* [EXERCISE PROMPT]:
Can you output, word for word, the lines between the one holding "Write a Python" and the one holding "36.7, 35.8, 35.4]", inclusive, leaving out any pictures?

* [INFORMATION GIVEN]:
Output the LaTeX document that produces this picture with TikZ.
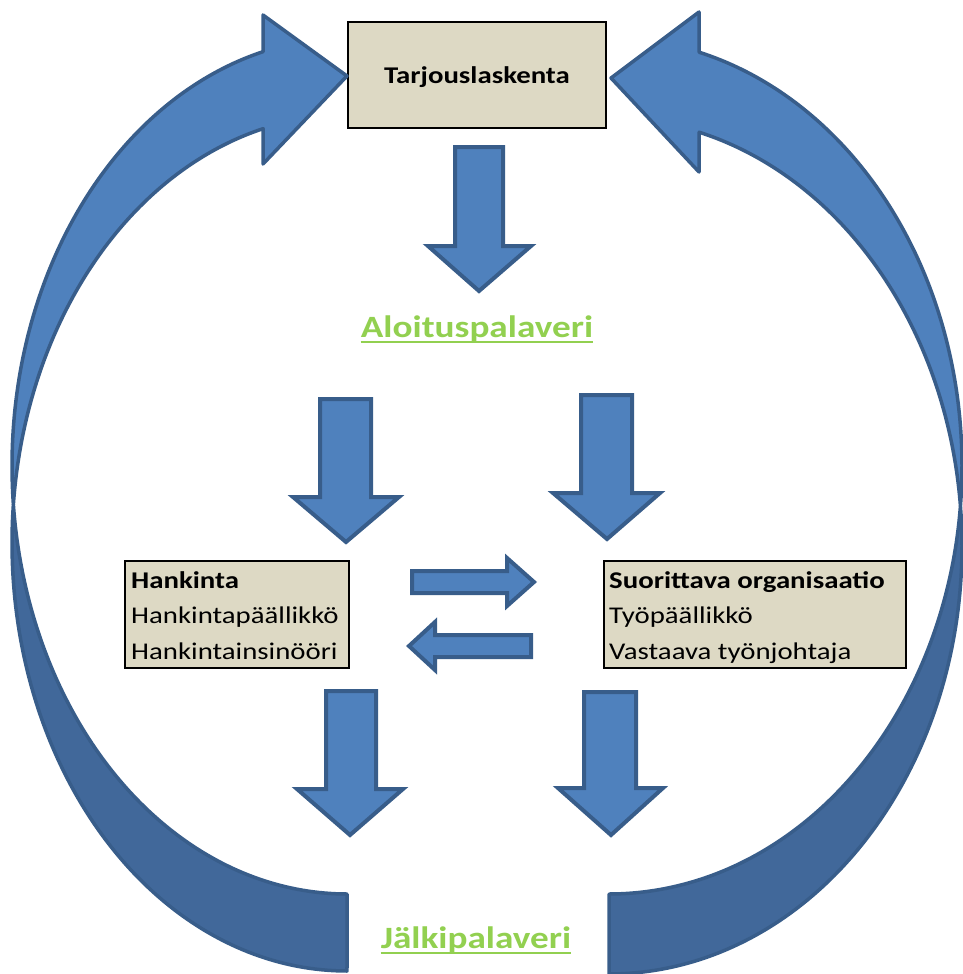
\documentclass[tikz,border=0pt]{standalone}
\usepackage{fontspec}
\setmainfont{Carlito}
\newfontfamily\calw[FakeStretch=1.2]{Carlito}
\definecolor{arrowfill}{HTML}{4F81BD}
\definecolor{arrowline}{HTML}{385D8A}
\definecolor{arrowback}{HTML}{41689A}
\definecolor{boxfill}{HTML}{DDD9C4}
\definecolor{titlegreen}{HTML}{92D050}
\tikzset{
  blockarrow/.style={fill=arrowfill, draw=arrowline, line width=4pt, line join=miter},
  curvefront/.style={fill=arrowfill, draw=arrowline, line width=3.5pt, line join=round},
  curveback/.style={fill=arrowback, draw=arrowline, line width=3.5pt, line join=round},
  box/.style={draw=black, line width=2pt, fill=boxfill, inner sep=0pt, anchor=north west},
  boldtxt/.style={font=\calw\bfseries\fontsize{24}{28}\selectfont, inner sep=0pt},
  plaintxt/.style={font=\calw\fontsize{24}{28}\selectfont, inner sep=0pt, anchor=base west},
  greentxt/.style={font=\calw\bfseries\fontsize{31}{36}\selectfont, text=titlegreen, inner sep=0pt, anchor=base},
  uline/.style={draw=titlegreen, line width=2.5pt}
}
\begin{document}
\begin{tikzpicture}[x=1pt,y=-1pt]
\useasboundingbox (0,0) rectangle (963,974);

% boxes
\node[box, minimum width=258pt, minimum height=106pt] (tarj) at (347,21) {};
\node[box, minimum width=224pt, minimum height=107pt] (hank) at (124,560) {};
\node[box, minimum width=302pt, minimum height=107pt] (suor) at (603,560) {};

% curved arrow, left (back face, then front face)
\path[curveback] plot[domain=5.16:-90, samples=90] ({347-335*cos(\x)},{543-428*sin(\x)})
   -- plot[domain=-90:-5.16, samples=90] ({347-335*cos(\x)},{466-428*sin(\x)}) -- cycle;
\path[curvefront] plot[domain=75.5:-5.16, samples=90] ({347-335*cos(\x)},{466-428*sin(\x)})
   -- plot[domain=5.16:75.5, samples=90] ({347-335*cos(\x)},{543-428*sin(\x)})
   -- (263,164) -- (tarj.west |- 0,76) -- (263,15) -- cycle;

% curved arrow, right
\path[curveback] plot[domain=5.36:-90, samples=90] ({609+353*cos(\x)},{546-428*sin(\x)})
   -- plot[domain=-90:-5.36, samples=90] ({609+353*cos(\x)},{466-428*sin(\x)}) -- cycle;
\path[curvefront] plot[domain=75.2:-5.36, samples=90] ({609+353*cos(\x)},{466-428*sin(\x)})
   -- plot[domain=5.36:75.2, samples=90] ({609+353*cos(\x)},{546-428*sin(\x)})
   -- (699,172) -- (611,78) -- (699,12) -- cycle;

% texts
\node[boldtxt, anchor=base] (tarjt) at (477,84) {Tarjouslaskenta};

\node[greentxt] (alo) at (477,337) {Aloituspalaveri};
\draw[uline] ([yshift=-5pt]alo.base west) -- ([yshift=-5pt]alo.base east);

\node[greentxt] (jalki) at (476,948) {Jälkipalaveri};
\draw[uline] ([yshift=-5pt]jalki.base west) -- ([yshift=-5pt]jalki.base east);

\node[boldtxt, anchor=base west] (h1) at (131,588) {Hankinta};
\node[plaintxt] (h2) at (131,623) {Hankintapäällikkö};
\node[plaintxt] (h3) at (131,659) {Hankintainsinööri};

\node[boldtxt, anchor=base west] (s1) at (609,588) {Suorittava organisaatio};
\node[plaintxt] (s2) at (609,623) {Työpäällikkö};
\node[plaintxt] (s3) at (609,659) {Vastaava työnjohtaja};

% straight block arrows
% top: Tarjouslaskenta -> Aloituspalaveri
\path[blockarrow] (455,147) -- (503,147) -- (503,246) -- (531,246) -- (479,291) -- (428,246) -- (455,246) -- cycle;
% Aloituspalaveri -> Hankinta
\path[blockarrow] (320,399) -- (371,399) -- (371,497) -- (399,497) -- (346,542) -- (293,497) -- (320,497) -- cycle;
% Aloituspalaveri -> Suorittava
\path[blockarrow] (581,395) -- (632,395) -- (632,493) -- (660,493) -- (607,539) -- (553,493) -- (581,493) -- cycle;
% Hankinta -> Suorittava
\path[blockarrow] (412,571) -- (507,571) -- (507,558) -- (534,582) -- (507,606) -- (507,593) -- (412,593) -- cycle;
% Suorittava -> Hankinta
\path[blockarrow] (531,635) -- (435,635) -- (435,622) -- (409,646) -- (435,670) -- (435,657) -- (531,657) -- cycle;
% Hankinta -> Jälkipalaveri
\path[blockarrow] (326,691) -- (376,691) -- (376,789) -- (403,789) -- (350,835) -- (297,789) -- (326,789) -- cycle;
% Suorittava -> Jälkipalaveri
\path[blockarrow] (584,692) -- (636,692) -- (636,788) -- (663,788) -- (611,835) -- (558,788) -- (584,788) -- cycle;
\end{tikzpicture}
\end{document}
* * *
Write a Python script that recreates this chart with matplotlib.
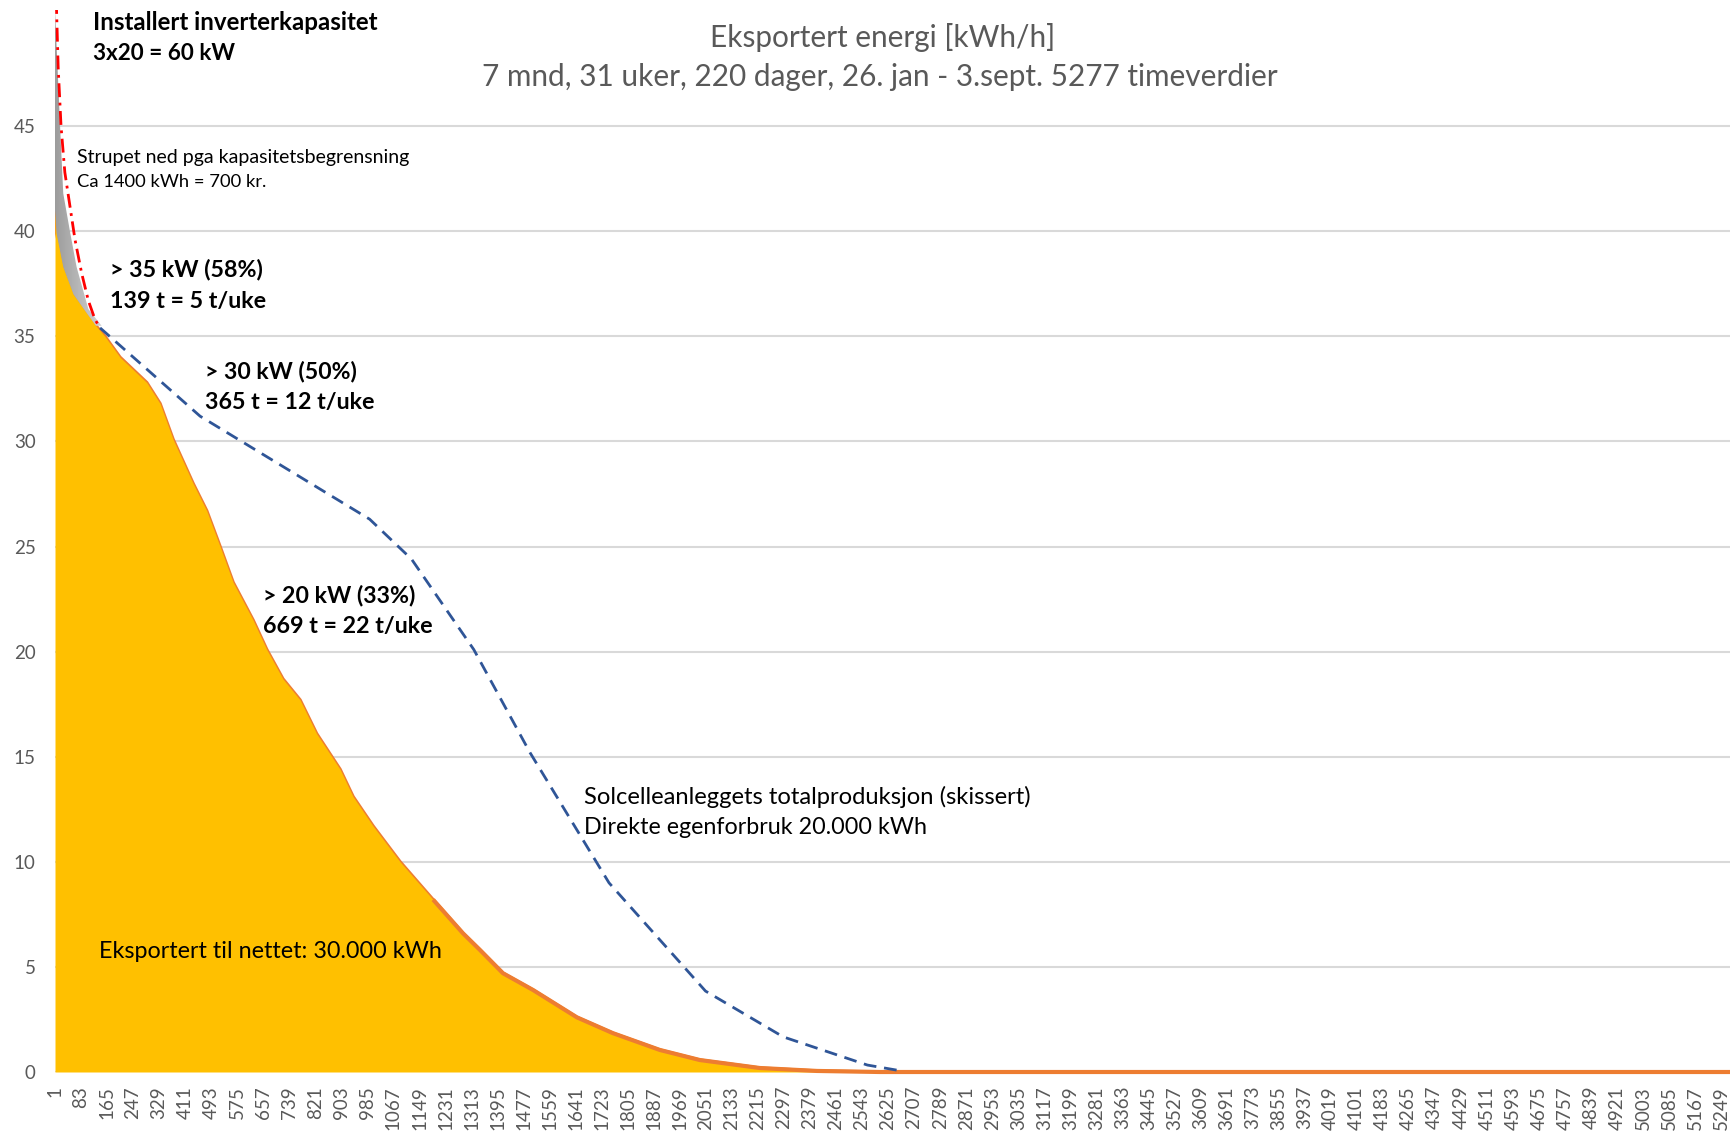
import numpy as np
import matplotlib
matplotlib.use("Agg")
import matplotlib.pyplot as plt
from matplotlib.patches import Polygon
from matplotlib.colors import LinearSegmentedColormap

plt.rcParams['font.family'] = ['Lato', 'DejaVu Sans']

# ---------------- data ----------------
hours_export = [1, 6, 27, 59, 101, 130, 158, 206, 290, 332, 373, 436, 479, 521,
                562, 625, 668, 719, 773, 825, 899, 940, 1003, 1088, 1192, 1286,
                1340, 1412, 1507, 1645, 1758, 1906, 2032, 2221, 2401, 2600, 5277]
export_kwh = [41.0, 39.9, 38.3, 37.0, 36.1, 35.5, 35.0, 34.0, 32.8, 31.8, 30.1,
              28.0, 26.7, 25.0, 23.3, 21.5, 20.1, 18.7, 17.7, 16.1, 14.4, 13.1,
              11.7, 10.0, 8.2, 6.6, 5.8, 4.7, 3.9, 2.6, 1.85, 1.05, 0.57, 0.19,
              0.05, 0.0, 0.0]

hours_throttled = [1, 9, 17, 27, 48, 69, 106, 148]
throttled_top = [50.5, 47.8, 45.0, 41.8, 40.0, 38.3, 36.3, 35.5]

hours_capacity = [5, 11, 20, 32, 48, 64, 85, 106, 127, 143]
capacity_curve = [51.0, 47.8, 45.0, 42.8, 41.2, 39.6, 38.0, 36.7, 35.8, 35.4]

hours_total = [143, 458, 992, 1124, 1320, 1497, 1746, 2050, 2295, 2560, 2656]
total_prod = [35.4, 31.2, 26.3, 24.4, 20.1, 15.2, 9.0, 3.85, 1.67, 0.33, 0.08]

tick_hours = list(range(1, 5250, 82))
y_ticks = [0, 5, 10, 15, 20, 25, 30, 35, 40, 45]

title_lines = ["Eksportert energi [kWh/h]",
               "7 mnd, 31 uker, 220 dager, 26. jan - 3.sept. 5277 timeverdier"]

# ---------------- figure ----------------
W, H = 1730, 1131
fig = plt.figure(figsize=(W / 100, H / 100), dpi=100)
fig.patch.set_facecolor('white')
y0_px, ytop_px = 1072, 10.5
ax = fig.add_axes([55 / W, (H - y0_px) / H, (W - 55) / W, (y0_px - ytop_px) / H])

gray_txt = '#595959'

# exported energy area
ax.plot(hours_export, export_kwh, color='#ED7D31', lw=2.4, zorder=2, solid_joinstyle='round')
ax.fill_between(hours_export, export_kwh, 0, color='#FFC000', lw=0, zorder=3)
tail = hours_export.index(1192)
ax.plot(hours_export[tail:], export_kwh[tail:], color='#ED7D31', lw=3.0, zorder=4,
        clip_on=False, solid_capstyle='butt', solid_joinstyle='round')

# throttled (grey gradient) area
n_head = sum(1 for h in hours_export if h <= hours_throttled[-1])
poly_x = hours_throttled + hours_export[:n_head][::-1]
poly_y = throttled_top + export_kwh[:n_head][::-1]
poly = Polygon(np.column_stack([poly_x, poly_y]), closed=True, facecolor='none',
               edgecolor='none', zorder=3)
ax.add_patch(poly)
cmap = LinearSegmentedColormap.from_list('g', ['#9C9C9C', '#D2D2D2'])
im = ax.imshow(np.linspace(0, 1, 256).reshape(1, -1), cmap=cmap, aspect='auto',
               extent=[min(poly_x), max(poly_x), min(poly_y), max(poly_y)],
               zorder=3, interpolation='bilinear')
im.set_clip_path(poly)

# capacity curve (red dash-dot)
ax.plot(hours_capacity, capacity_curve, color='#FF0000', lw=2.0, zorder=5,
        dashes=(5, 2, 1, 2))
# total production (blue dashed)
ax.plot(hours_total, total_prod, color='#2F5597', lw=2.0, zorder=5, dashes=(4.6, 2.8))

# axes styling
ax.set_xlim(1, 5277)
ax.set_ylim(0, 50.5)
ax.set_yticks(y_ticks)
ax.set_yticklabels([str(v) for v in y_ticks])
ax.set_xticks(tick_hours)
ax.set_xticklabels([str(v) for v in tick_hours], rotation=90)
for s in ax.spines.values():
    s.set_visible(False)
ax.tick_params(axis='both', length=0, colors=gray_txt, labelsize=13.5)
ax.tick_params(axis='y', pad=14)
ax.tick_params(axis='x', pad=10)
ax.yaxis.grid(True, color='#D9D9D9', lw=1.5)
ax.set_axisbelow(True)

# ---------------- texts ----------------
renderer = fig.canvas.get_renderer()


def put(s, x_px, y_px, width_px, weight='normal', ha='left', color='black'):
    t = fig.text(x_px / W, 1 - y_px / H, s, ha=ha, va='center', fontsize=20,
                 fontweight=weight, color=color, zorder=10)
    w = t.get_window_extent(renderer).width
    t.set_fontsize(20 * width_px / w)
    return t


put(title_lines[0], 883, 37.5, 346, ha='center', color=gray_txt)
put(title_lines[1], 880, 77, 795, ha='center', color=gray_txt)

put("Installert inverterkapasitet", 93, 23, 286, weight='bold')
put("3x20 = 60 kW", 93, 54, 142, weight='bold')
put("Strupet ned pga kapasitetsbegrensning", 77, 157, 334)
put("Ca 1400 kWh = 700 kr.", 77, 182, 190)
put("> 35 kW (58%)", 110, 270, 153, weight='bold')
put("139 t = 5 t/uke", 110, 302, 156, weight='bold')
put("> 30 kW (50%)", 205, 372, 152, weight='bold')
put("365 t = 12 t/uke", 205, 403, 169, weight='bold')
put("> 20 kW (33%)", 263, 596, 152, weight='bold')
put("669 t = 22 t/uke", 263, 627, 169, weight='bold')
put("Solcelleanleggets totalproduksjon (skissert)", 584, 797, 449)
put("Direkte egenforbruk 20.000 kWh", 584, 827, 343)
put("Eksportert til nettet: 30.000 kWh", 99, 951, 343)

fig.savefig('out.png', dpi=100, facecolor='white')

* [SOLUTION TO THE PROBLEM]:
Write a Python script that recreates this chart with matplotlib.
import numpy as np
import matplotlib
matplotlib.use("Agg")
import matplotlib.pyplot as plt
from matplotlib.patches import Polygon
from matplotlib.colors import LinearSegmentedColormap

plt.rcParams['font.family'] = ['Lato', 'DejaVu Sans']

# ---------------- data ----------------
hours_export = [1, 6, 27, 59, 101, 130, 158, 206, 290, 332, 373, 436, 479, 521,
                562, 625, 668, 719, 773, 825, 899, 940, 1003, 1088, 1192, 1286,
                1340, 1412, 1507, 1645, 1758, 1906, 2032, 2221, 2401, 2600, 5277]
export_kwh = [41.0, 39.9, 38.3, 37.0, 36.1, 35.5, 35.0, 34.0, 32.8, 31.8, 30.1,
              28.0, 26.7, 25.0, 23.3, 21.5, 20.1, 18.7, 17.7, 16.1, 14.4, 13.1,
              11.7, 10.0, 8.2, 6.6, 5.8, 4.7, 3.9, 2.6, 1.85, 1.05, 0.57, 0.19,
              0.05, 0.0, 0.0]

hours_throttled = [1, 9, 17, 27, 48, 69, 106, 148]
throttled_top = [50.5, 47.8, 45.0, 41.8, 40.0, 38.3, 36.3, 35.5]

hours_capacity = [5, 11, 20, 32, 48, 64, 85, 106, 127, 143]
capacity_curve = [51.0, 47.8, 45.0, 42.8, 41.2, 39.6, 38.0, 36.7, 35.8, 35.4]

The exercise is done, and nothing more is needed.